More Job Cuts, Less Unemployment?

By William P.

Next time you feel compelled to speak out for better funding of state educational institutions, remember that when conducting addition in Gov’t Mathematics, 1+1 = 0.5

From Fox Business:

The U.S. economy lost 20,000 jobs in the month of January, the Labor Department said Friday, but the nation’s unemployment rate fell to 9.7%. Stock futures reacted positively to the news.

The drop in the unemployment rate was surprising — economists were looking for an unemployment rate of 10.1% — but was related to fewer Americans actively looking for a job.

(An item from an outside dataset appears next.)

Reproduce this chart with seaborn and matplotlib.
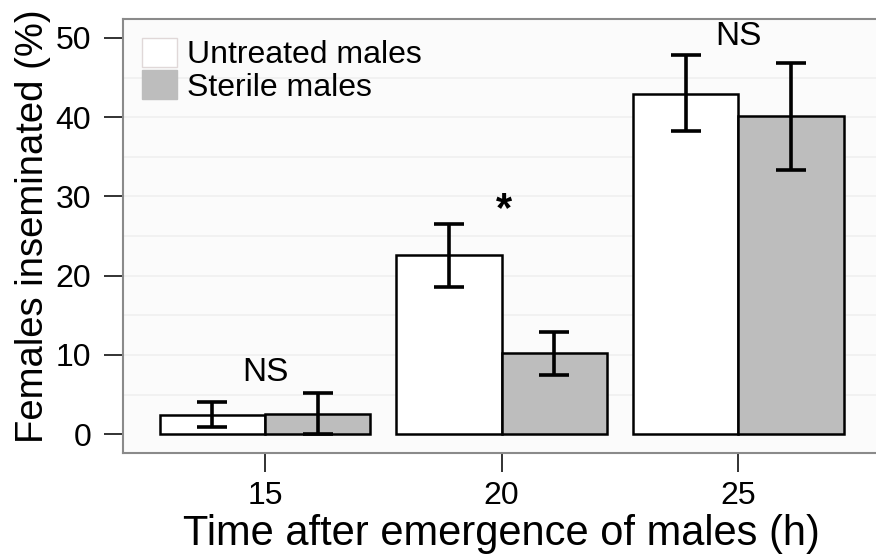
import pandas as pd
import matplotlib
matplotlib.use("Agg")
import matplotlib.pyplot as plt
import seaborn as sns
from matplotlib.patches import Patch

# --- DATA ---
times = ["15", "20", "25"]
untreated = [2.4, 22.6, 42.9]
untreated_lo = [0.9, 18.6, 38.3]
untreated_hi = [4.1, 26.5, 47.9]
sterile = [2.6, 10.2, 40.1]
sterile_lo = [0.0, 7.5, 33.3]
sterile_hi = [5.2, 12.9, 46.8]
groups = ["Untreated males", "Sterile males"]
signif = ["NS", "*", "NS"]
signif_y = [7.8, 29.2, 50.2]

df = pd.DataFrame({
    "Time": times * 2,
    "Group": [groups[0]] * 3 + [groups[1]] * 3,
    "Pct": untreated + sterile,
    "Lo": untreated_lo + sterile_lo,
    "Hi": untreated_hi + sterile_hi,
})

sns.set_theme(style="white")
plt.rcParams["font.family"] = ["Liberation Sans", "DejaVu Sans"]
plt.rcParams["text.color"] = "black"

fig = plt.figure(figsize=(8.76, 5.56), dpi=100)
ax = fig.add_axes([0.1404, 0.185, 0.8646, 0.781])
ax.set_facecolor("#fbfbfb")

sns.barplot(data=df, x="Time", y="Pct", hue="Group", order=times, hue_order=groups,
            palette=["white", "#bdbdbd"], edgecolor="black", linewidth=1.8,
            width=0.89, errorbar=None, legend=False, ax=ax, zorder=3)

# error bars at the centre of each bar
for cont, g in zip(ax.containers, groups):
    sub = df[df["Group"] == g].set_index("Time").loc[times]
    xs = [p.get_x() + p.get_width() / 2 for p in cont.patches]
    ax.errorbar(xs, sub["Pct"], yerr=[sub["Pct"] - sub["Lo"], sub["Hi"] - sub["Pct"]],
                fmt="none", ecolor="black", elinewidth=2.6, capsize=11, capthick=2.6, zorder=4)

for i, (s, y) in enumerate(zip(signif, signif_y)):
    if s == "*":
        ax.text(i + 0.01, y - 0.9, s, ha="center", va="center", fontsize=30, fontweight="bold", zorder=5)
    else:
        ax.text(i, y, s, ha="center", va="center", fontsize=24, zorder=5)

ax.set_ylim(-2.4, 52.4)
ax.set_xlim(-0.6, 2.6)
ax.set_yticks([0, 10, 20, 30, 40, 50])
for v in range(5, 50, 5):
    ax.axhline(v, color="#f0f0f0", lw=1.2, zorder=0)

ax.tick_params(axis="both", direction="out", length=14, width=1.3, color="#222222",
               labelsize=23, labelcolor="black", left=True, bottom=True)
ax.tick_params(axis="y", pad=9)
ax.tick_params(axis="x", pad=6)
for sp in ax.spines.values():
    sp.set_color("#8a8a8a")
    sp.set_linewidth(1.5)

ax.set_xlabel("Time after emergence of males (h)", fontsize=30, labelpad=2, color="black")
ax.set_ylabel("Females inseminated (%)", fontsize=27.5, labelpad=3, color="black")
ax.yaxis.label.set_y(0.523)

handles = [Patch(facecolor="white", edgecolor="#e0d8d8", linewidth=1),
           Patch(facecolor="#bdbdbd", edgecolor="#bdbdbd", linewidth=1)]
ax.legend(handles, groups, loc="upper left", frameon=False, fontsize=23,
          handlelength=1.1, handleheight=1.0, handletextpad=0.3, labelspacing=0.0,
          borderaxespad=0.2, bbox_to_anchor=(0.0, 1.0))

plt.savefig("out.png", dpi=100)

The amount of “discouraged” job seekers, or Americans not actively looking for a job because they don’t believe work exists, rose to 1.1 million in January compared with 734,000 a year ago. [emphasis added]

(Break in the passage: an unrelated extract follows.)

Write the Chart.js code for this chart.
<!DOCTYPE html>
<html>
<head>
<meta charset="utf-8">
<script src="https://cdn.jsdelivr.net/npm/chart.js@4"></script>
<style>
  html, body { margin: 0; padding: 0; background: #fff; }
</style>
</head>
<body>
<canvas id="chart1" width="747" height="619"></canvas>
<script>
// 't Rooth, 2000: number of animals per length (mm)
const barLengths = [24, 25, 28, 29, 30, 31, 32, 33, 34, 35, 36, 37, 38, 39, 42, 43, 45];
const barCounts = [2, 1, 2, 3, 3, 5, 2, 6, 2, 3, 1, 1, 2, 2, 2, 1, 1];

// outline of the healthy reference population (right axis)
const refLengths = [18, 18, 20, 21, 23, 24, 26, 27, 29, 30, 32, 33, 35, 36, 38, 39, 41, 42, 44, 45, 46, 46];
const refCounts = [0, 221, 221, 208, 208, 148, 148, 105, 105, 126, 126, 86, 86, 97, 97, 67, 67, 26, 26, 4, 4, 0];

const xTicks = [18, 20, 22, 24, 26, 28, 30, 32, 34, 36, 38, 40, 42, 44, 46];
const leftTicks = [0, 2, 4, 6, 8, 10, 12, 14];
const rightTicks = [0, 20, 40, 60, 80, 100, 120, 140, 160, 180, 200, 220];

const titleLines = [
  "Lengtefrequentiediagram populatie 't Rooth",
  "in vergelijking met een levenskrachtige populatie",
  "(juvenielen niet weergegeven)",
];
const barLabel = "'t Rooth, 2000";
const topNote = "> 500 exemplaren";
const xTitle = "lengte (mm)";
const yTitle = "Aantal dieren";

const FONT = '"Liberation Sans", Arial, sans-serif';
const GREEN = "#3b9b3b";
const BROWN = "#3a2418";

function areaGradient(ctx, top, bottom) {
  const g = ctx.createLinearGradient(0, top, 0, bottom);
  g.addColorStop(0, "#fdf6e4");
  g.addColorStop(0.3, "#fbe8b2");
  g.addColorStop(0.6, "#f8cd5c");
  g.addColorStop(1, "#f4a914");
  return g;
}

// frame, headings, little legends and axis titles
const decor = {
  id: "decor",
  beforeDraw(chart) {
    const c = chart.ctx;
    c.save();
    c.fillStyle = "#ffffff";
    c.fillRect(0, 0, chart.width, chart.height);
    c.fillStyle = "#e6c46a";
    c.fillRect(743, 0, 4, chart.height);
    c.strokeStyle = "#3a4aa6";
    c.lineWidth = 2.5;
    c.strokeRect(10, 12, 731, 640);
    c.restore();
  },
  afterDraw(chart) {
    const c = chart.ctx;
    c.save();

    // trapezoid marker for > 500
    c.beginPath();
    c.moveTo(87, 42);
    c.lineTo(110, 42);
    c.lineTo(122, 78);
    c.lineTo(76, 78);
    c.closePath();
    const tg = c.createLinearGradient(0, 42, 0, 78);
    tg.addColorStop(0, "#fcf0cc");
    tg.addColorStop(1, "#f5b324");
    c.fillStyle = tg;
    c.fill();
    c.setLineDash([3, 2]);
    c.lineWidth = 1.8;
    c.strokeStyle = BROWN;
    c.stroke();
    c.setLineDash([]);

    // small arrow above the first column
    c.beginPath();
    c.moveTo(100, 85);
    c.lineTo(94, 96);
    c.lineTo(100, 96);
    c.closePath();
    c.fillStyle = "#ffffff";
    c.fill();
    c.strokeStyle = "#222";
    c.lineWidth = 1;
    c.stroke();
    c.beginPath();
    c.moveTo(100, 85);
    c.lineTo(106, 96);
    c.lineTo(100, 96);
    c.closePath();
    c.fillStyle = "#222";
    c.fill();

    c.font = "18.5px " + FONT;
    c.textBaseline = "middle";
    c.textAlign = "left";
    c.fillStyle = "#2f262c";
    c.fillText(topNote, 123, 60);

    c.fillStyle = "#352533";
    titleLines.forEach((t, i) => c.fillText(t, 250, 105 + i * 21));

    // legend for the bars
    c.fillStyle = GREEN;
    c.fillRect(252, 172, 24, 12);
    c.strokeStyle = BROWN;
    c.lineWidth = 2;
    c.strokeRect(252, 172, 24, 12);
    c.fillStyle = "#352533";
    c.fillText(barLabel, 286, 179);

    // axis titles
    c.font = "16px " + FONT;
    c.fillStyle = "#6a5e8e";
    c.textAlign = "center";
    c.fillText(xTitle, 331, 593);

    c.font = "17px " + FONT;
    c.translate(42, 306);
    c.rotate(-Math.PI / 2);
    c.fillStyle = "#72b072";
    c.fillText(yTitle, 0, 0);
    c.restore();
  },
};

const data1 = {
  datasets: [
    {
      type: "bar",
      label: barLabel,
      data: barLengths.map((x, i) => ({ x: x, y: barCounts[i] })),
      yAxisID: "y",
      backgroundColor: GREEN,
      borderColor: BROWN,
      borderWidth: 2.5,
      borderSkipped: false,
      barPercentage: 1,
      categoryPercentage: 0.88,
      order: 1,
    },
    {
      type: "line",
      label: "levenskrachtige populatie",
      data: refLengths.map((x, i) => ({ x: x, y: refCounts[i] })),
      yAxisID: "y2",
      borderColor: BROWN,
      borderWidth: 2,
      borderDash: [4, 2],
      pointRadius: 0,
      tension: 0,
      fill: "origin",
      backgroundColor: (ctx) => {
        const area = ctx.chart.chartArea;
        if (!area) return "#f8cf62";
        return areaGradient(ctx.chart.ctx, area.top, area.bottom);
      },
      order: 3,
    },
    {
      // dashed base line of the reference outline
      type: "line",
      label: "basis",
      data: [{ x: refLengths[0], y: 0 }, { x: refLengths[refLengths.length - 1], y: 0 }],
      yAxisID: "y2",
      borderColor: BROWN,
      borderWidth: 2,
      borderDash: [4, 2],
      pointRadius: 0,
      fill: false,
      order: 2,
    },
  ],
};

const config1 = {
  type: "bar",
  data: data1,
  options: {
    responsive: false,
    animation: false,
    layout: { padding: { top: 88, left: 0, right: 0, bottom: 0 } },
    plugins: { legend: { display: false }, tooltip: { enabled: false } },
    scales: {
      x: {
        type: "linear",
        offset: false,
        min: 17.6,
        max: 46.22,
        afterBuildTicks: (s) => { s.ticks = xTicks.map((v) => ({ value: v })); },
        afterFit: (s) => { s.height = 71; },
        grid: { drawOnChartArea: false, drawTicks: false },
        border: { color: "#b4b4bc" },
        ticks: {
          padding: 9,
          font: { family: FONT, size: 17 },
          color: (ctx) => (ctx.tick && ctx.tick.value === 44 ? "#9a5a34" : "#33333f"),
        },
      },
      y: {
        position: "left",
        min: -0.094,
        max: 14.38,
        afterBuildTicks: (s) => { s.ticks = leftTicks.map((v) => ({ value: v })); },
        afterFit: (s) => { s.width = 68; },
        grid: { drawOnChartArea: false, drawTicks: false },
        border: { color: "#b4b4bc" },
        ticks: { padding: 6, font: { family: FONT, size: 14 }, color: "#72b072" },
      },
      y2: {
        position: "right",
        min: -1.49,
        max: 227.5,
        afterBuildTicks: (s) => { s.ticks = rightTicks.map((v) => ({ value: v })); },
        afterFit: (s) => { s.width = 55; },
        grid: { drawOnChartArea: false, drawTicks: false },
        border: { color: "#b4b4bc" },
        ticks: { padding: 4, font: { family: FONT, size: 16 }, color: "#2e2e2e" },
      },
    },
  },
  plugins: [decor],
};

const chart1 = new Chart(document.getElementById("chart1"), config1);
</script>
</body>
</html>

Americans continue to lose jobs, while the so-called recovery is tepid, at best.  Curiously, government reporting is such that although more people are unemployed, once those people reach of a point of sufficient discouragement and totally give up looking, they are no longer officially unemployed.  Hence, the impossible scenario of the nation experiencing more job losses and simultaneously a lower percentage unemployed.  Instead, those who give up are wafted into a pool of  “discouraged” workers, separate and distinct from the unemployed.  This is a convenient way to mask what is, in reality, an economy advancing toward more serious decay.

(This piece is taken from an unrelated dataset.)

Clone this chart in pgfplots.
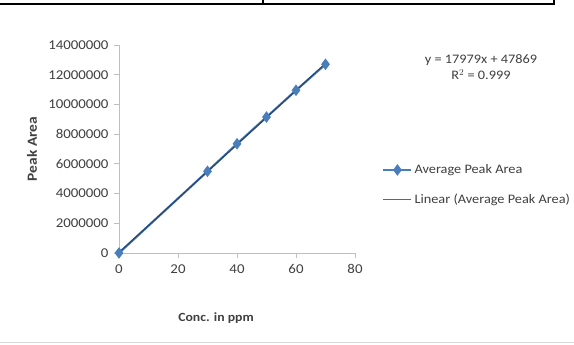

Obama has been in office for a full year.  TARP has “saved” the banks, and “stimulus” has had its affect “saving or creating” jobs.  Really?  The current malaise is the result of TARP and stimulus – slashed interest rates, a continuing a policy of easy money, “stimulating” failed businesses and industries, and a refusal to allow a market correction to take place.  Additionally, in the last year, Congress has  raised the Federal minimum wage, further interfering with the necessary corrections in the labor market.  Taken as a whole, this unprecedented intervention is aggravating the price adjustment process of labor, interest rates, and commodity prices.

Trade – i.e. interpersonal exchange of economic goods – is the fundamental action behind all economic development.  It is through trade that civilization realizes the gains made possible by the division of labor.  Trade happens when there is a meeting of the minds; when two (or more) independent parties both agree that exchange is mutually beneficial.  When the costs to both parties are expressed in money, we call them “prices.”

Regardless of what anybody else tells you, be it President Obama or Chairman Bernanke, price fixing in any form necessarily leads to less economic activity, and I’ll prove it to you right now.

Imagine you and I are bargaining in a simple world where you are the monopolist of widgets, and I the monopolist of doodads.  We each desire some variety in life, and would like to trade.  Through a process of negotiation, we agree to exchange 3 widgets for 5 doodads.  But there is a third party, government, which decides (arbitrarily) that in fact widgets and doodads are equal in value, and must be exchanged on a 1:1 basis.  Government illegalizes trade at any other ratio.  Now, three things are possible:  1) We renegotiate our deal on a 1:1 ratio, if such an arrangement is permissible by both parties.  2) We cancel our deal, because the government terms are unacceptable to one or both of us.  3) We evade the law, creating a black market.  Note that government has done absolutely nothing to encourage trade, but only served to detract from the potential gains.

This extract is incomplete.